How do i back each c.i.r.c.l.e.s step with measurable metrics from past launches?

i struggle to make my past work sound quantifiable when using c.i.r.c.l.e.s in interviews. i’ve got a half-dozen launches where i owned scoping and metrics, but inside the framework i end up babbling generalities: “improved engagement” or “increased retention.” a data-driven analyst i worked with taught me to map each circle to one concrete metric (e.g., identify → cohort size, metrics → north star % lift, trade-offs → cost per activation). i’m trying to turn my stories into crisp, measurable bullets. what are the simplest, interview-friendly metric mappings you use for each circle?

stop saying “improved engagement.” interviewers have zero patience for wishy numbers. say: “we moved DAU/MAU from 8% to 12% over 6 weeks” or don’t say anything. use absolute deltas and time windows. if you can’t give a number, give a plausible experiment design. also, mention business impact — e.g., lift = $X ARR. numbers, or gtfo.

i always ask for baseline and delta. baseline matters. saying “improved activation” without baseline is useless. pick one metric per circle and give timeframe. it’s basic, stop overthinking and practice the math so you don’t freeze.

i also add percent change not just absolutes. seems to impress a bit

Quantifying impact in interviews is a discipline. For each circle I recommend one metric anchor: Clarify — a trigger metric showing the pain (e.g., support tickets/week); Identify — cohort size or frequency; Resolve/Solution — conversion or time-to-complete; Choose — expected lift (% or absolute) and timeframe; Learn — retention delta or LTV change. Always state baseline, change, and how you measured it. If you can’t disclose exact figures, provide reasonable rounded estimates and the methodology you used. Share one of your launches with a baseline and I’ll help map it to the framework.

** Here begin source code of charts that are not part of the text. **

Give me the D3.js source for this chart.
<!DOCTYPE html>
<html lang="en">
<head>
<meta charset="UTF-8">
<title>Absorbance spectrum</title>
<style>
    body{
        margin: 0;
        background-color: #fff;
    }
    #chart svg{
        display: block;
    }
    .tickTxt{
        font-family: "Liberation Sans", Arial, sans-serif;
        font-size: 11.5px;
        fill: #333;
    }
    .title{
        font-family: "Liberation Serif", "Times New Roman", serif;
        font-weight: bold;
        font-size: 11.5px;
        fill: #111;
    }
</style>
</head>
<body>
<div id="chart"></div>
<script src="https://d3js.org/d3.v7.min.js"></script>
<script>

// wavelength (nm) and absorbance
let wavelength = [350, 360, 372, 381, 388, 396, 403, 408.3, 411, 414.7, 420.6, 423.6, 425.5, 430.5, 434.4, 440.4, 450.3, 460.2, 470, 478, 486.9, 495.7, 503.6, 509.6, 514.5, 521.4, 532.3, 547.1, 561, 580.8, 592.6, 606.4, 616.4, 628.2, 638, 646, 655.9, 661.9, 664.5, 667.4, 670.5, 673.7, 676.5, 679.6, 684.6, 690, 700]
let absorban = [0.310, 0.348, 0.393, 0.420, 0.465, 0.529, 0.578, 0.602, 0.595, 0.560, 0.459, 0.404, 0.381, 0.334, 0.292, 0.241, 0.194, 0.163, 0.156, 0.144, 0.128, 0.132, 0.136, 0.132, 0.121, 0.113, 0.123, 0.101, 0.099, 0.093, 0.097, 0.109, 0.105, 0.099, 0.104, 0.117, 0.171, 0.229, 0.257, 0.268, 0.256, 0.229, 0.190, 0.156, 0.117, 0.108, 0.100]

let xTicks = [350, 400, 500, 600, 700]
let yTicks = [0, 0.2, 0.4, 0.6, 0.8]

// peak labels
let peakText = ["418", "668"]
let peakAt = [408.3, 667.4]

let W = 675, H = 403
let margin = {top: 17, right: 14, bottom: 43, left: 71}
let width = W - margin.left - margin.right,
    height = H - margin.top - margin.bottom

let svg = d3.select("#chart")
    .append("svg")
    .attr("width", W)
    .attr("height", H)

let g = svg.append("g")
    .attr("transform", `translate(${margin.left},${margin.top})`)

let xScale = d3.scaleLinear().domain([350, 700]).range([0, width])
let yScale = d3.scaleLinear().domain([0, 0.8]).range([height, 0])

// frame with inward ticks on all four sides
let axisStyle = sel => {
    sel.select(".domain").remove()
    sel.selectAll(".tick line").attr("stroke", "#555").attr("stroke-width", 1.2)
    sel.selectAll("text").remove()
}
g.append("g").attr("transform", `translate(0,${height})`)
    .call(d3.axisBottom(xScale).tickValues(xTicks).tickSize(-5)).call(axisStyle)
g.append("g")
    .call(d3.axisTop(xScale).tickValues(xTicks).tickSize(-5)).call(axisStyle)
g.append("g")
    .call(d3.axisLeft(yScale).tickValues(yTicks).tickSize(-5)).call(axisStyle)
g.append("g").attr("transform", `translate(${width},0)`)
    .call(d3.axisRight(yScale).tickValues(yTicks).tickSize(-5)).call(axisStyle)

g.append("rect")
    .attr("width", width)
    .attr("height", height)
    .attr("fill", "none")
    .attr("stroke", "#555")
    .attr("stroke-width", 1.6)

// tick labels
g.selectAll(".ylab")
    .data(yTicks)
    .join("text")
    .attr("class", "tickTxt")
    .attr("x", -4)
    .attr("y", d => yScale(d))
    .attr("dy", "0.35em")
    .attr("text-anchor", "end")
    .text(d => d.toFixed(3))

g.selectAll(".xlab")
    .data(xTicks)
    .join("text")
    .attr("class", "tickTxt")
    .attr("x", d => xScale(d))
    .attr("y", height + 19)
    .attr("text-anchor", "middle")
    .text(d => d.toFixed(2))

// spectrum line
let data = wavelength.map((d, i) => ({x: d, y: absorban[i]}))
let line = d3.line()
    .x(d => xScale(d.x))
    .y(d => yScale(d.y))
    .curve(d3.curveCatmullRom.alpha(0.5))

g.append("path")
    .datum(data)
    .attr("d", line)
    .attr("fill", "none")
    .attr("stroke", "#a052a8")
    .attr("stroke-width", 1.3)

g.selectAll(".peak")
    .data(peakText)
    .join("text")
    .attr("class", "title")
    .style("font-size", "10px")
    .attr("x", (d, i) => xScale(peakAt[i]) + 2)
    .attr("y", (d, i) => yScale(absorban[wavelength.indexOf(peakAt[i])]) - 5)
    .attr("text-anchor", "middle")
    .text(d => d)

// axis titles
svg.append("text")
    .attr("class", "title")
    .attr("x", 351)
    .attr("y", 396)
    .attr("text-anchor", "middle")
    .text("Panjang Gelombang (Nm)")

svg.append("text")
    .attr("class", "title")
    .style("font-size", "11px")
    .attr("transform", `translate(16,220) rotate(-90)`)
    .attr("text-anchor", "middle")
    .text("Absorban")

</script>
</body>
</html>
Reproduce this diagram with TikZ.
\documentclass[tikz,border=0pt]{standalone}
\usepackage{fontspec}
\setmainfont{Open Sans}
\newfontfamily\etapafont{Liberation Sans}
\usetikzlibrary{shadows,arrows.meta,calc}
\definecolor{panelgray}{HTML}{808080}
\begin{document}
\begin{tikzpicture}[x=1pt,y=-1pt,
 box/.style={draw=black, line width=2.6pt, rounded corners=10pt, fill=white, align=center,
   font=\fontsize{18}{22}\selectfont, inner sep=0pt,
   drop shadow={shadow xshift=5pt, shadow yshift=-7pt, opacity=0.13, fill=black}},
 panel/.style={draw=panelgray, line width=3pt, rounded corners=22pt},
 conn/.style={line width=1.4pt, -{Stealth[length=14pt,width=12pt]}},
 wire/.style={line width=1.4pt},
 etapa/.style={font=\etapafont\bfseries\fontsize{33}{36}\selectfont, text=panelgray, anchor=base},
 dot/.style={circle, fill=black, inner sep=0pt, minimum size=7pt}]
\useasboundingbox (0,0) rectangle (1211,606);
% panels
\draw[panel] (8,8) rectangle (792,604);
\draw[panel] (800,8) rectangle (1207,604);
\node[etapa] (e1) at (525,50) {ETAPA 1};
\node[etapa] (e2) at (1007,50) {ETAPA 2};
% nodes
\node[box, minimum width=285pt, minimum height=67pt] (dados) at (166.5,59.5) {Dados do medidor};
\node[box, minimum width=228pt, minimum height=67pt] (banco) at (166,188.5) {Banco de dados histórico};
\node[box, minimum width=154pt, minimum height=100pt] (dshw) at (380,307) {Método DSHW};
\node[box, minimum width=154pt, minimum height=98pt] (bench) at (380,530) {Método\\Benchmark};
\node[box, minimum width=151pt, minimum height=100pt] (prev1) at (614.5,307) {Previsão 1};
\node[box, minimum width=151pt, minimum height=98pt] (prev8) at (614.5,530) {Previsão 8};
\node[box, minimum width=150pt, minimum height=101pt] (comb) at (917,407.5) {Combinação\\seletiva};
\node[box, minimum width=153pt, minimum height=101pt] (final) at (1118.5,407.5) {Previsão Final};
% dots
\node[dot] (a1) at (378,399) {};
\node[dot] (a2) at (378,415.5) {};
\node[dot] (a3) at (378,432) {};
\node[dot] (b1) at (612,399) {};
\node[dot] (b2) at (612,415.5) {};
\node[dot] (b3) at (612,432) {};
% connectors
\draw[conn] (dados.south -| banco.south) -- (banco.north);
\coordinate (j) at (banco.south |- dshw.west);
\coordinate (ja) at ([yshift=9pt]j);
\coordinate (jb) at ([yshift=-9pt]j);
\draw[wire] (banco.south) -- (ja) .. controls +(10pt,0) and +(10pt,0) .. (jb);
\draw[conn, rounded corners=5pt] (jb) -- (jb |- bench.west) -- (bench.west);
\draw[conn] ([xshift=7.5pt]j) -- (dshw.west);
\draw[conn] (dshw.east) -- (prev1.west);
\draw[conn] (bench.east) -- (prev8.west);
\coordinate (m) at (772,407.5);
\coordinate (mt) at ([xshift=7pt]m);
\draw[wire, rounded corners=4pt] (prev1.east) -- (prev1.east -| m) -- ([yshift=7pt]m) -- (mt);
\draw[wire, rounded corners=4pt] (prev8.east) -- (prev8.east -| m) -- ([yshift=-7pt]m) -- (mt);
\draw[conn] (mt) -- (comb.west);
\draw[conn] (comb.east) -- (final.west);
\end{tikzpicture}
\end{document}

great move focusing on metrics — pick one clear stat per circle and practice saying it confidently!

i remember fumbling through an interview until i started anchoring every claim to a single stat. for a feature that “improved signups” i would say: “baseline 4% → post-launch 6% in 30 days, +50% relative, N=12k impressions.” interviewers leaned in. the simplicity helped me pivot to tradeoffs and next steps naturally. now my stories always include baseline, delta and sample size.

practical mapping: Clarify = incidence rate (e.g., 1 in 5 users report X); Identify = cohort size and engagement (% DAU); Explore/Solution = conversion funnel impact (delta in conversion %); Metrics = primary KPI change with CIs; Evaluate = predicted impact on revenue or retention. When possible, mention statistical significance or an A/B design. Even approximate numbers framed like “~3% lift with p<0.05” show rigor and credibility in interviews.

if you lack hard numbers, derive back-of-envelope estimates. e.g., “if activation increases 2pp on 100k MAU, that’s ~2k more active users/month, ~ $X ARR.” interviewers appreciate the quick math.